CoSMoEs: Compact Sparse Mixture of Experts
Patrick Huber, Akshat Shrivastava, Ernie Chang, Chinnadhurai Sankar, Ahmed Aly, Adithya Sagar
TL;DR
CoSMoEs tackles the challenge of deploying sparse Mixture-of-Experts on edge devices by introducing weight-decomposed experts and a block-wise expert selection loss to reduce offloads. The approach yields a clear quality advantage over fair-dact dense baselines (at least 2.35% absolute, with WD adding up to 1.1%), while BlES dramatically improves memory efficiency and generation latency (6x fewer expert replacements and ~50% faster generation). Training-time innovations deliver 5–10x efficiency versus dense models, enabling on-device deployment at phone and wearable scales. Overall, CoSMoEs demonstrates how compact MoEs can achieve high-quality, privacy-preserving on-device inference with practical memory/latency trade-offs.
Abstract
Sparse Mixture of Expert (MoE) models are popular foundational architectures at large scale, however, under-explored at smaller sizes.
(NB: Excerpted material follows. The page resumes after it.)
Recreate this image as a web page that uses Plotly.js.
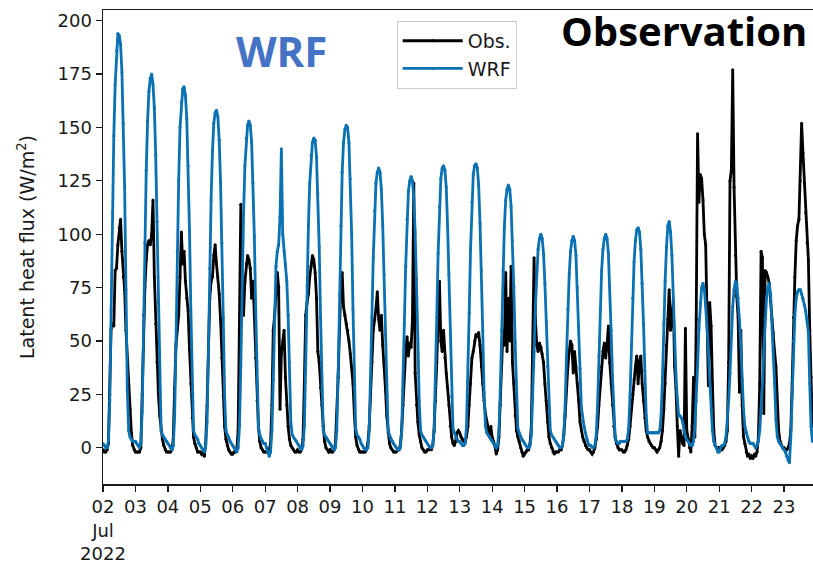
<!DOCTYPE html>
<html>
<head>
<meta charset="utf-8">
<script src="https://cdn.plot.ly/plotly-3.0.1.min.js"></script>
<style>
  html, body { margin: 0; padding: 0; overflow: hidden; background: #fff; }
  #chart { width: 830px; height: 566px; }
</style>
</head>
<body>
<div id="chart"></div>
<script>
// Days of July 2022 shown on the time axis (also the tick labels)
const dayLabels = ['02','03','04','05','06','07','08','09','10','11','12',
                   '13','14','15','16','17','18','19','20','21','22','23'];

// Observed latent heat flux (W/m2), hourly, one row per day (00h..23h)
const obsFlux = [
  [-1,-2,-2,-1,2,25,56,58,57,83,84,95,103,107,92,80,74,55,42,32,18,7,1,-1],
  [-2,-2,-2,-2,0,25,62,75,88,95,97,95,100,116,80,58,40,25,15,8,4,1,-1,-2],
  [-2,-2,-2,-1,4,28,48,55,62,80,101,86,92,78,70,64,46,30,14,5,2,0,-2,-2],
  [-2,-3,-2,-4,2,20,46,70,78,80,90,95,86,80,72,60,42,24,10,4,1,-1,-2,-3],
  [-3,-2,-2,-1,8,55,114,70,62,78,86,90,88,84,70,78,62,42,22,10,3,0,-1,-2],
  [-2,-2,-2,-1,2,20,55,62,72,82,75,18,44,50,55,33,20,10,4,1,0,-1,-2,-2],
  [-1,-2,-2,-1,4,30,62,68,72,80,85,90,88,82,70,45,40,28,20,10,3,0,-1,-2],
  [-1,-2,-2,-1,2,15,33,55,75,82,66,62,58,55,50,44,38,30,16,5,1,-1,-2,-2],
  [-2,-2,-2,-1,2,10,25,40,55,60,65,73,60,55,62,48,40,28,15,7,2,0,-1,-2],
  [-2,-2,-1,-1,1,8,20,35,45,52,43,49,47,60,124,35,20,12,6,3,0,-1,-2,-2],
  [-1,-1,0,-1,1,8,22,40,60,78,50,45,55,42,35,28,20,10,5,2,1,3,7,8],
  [7,5,4,3,3,5,10,20,30,42,45,50,53,52,54,48,38,30,22,16,12,8,6,10],
  [5,3,1,-3,-1,5,20,40,55,48,82,45,70,50,85,40,30,15,8,5,3,0,-2,-4],
  [-3,-2,-1,-1,2,10,45,89,60,48,45,49,47,44,40,30,22,12,5,2,0,-2,-3,-2],
  [-2,-2,-1,-1,1,6,15,28,38,45,50,48,35,45,38,30,22,12,8,5,3,1,0,-1],
  [-1,-2,-3,-2,0,4,10,20,30,38,45,49,42,48,57,40,30,20,10,5,2,0,-1,-1],
  [-1,-2,-2,-1,1,4,10,18,25,32,38,43,30,40,43,30,22,14,8,5,3,2,1,0],
  [0,-1,-2,-1,0,3,8,18,30,48,60,74,55,60,69,38,28,10,-4,8,5,2,1,56],
  [8,4,0,-2,10,33,5,60,147,115,128,126,116,100,95,68,29,68,57,30,8,1,0,0],
  [0,-1,-1,0,1,3,8,40,125,130,177,122,90,71,61,26,55,20,5,2,-2,-4,-3,-5],
  [-4,-5,-3,-4,-2,5,30,92,89,16,83,82,80,77,69,60,54,45,38,20,8,3,1,0],
  [0,-1,-1,0,2,8,30,61,80,97,104,107,125,152,138,124,110,96,88,55,33,10]
];

// WRF simulated latent heat flux (W/m2), hourly, one row per day (00h..23h)
const wrfFlux = [
  [2,1,0,0,3,22,64,110,146,170,186,194,193,189,176,152,122,74,27,8,5,4,3,3],
  [3,2,1,0,2,17,54,96,130,153,167,173,175,170,159,137,106,68,27,8,6,5,4,3],
  [2,1,0,-1,1,14,49,92,125,150,162,168,169,165,154,132,102,65,26,8,6,5,4,2],
  [1,0,-1,-2,1,12,44,84,116,139,152,157,158,155,144,124,96,61,24,8,6,5,3,2],
  [1,0,-1,-2,0,10,39,79,109,132,145,151,153,151,143,124,99,65,30,10,6,4,3,2],
  [2,0,-2,-4,-2,8,32,60,85,92,95,108,140,100,92,86,78,62,40,12,6,5,4,3],
  [2,1,0,-1,1,10,39,76,104,124,137,143,145,144,136,119,94,61,27,8,6,5,4,3],
  [2,1,0,-1,0,8,34,72,104,129,143,149,151,150,143,126,100,65,28,9,6,5,4,2],
  [1,0,-1,-1,0,8,29,61,89,111,124,129,131,129,121,104,81,53,24,8,6,4,3,2],
  [1,0,-1,-1,0,7,27,58,85,107,120,125,127,125,117,101,79,51,22,8,6,5,4,3],
  [2,1,0,0,1,8,29,61,91,113,126,131,132,130,122,104,81,53,24,9,7,5,4,3],
  [3,2,1,1,2,10,31,63,93,115,128,132,133,131,123,105,83,55,26,10,7,6,5,4],
  [3,2,1,0,1,8,27,55,83,103,116,121,123,121,113,97,75,49,22,9,7,5,4,3],
  [2,1,0,0,1,6,22,45,67,83,93,98,100,98,91,77,59,38,17,8,6,5,4,3],
  [2,1,0,0,1,6,20,43,65,81,92,97,99,97,90,75,57,37,19,13,10,7,4,2],
  [1,1,0,0,1,6,20,43,65,83,93,98,100,98,91,75,55,34,15,5,3,2,2,3],
  [3,3,3,3,4,9,24,48,70,87,97,102,103,101,93,77,58,36,15,7,7,7,7,7],
  [7,7,7,7,8,15,32,58,78,94,104,106,101,90,70,50,34,23,15,15,14,12,8,5],
  [4,3,2,1,1,3,10,22,38,56,68,75,77,74,66,57,46,32,18,8,3,1,0,-2],
  [-2,0,1,1,2,5,12,22,35,54,66,74,78,77,70,60,48,32,18,10,7,5,3,2],
  [2,2,1,0,1,3,8,18,30,45,60,70,75,77,72,60,45,30,13,5,3,2,1,0],
  [-1,-2,-4,-6,-7,5,25,50,62,70,73,74,74,72,70,67,64,60,54,30,10,3]
];

const yTicks = [0, 25, 50, 75, 100, 125, 150, 175, 200];

// Expand the day-by-hour rows into timestamped series
function toSeries(rows) {
  const x = [], y = [];
  rows.forEach((row, d) => {
    row.forEach((v, h) => {
      x.push('2022-07-' + dayLabels[d] + ' ' + String(h).padStart(2, '0') + ':00');
      y.push(v);
    });
  });
  return { x, y };
}

const obs = toSeries(obsFlux);
const wrf = toSeries(wrfFlux);

const tickVals = dayLabels.map(d => '2022-07-' + d);
const tickText = dayLabels.map((d, i) => i === 0 ? d + '<br>Jul<br>2022' : d);

const axisFont = { family: 'DejaVu Sans, sans-serif', size: 18, color: '#1a1a1a' };

const traces = [
  {
    x: obs.x, y: obs.y, name: 'Obs.', type: 'scatter', mode: 'lines+markers',
    line: { color: '#000000', width: 2.8 },
    marker: { color: '#000000', size: 3 }
  },
  {
    x: wrf.x, y: wrf.y, name: 'WRF', type: 'scatter', mode: 'lines+markers',
    line: { color: '#0a71b3', width: 2.8 },
    marker: { color: '#0a71b3', size: 3 }
  }
];

const layout = {
  width: 830, height: 566,
  margin: { l: 103, r: 0, t: 10, b: 82 },
  paper_bgcolor: '#ffffff', plot_bgcolor: '#ffffff',
  showlegend: true,
  legend: {
    x: 0.404, y: 0.977, xanchor: 'left', yanchor: 'top',
    bgcolor: 'rgba(255,255,255,0.85)', bordercolor: '#cccccc', borderwidth: 1,
    itemwidth: 60,
    font: { family: 'DejaVu Sans, sans-serif', size: 19, color: '#1a1a1a' }
  },
  xaxis: {
    type: 'date',
    range: ['2022-07-02 00:00', '2022-07-24 10:00'],
    tickmode: 'array', tickvals: tickVals, ticktext: tickText, tickangle: 0,
    ticks: 'outside', ticklen: 6, tickwidth: 1.3, tickcolor: '#1a1a1a',
    showline: true, linecolor: '#1a1a1a', linewidth: 1.5, mirror: true,
    showgrid: false, zeroline: false, tickfont: axisFont
  },
  yaxis: {
    range: [-17, 205],
    tickmode: 'array', tickvals: yTicks,
    ticks: 'outside', ticklen: 6, tickwidth: 1.3, tickcolor: '#1a1a1a',
    showline: true, linecolor: '#1a1a1a', linewidth: 1.5, mirror: true,
    showgrid: false, zeroline: false, tickfont: axisFont,
    title: {
      text: 'Latent heat flux (W/m<sup>2</sup>)',
      font: { family: 'DejaVu Sans, sans-serif', size: 19, color: '#1a1a1a' },
      standoff: 18
    }
  },
  annotations: [
    {
      xref: 'paper', yref: 'paper', x: 0.245, y: 0.9156,
      xanchor: 'center', yanchor: 'middle', showarrow: false,
      text: 'WRF',
      font: { family: 'Open Sans, sans-serif', size: 42, weight: 'bold', color: '#4472c4' }
    },
    {
      xref: 'paper', yref: 'paper', x: 0.799, y: 0.9557,
      xanchor: 'center', yanchor: 'middle', showarrow: false,
      text: 'Observation',
      font: { family: 'Open Sans, sans-serif', size: 40, weight: 'bold', color: '#000000' }
    }
  ]
};

Plotly.newPlot('chart', traces, layout, { displayModeBar: false, staticPlot: true });
</script>
</body>
</html>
Here, we show how to enable Compact Sparse Mixture of Experts (CoSMoEs) for on-device inference. Specifically, we tackle the three main on-device dimensions: Quality, Memory and Latency. Along the quality axis, we show that in a fair evaluation (removing confounding factors) MoE architectures outperform FLOP-aligned dense models at on-device scale. We introduce weight-decomposed experts, further improving the MoE model performance. Regarding model memory and latency, we significantly improve model offloading efficiency and, in turn, reduce model inference latency.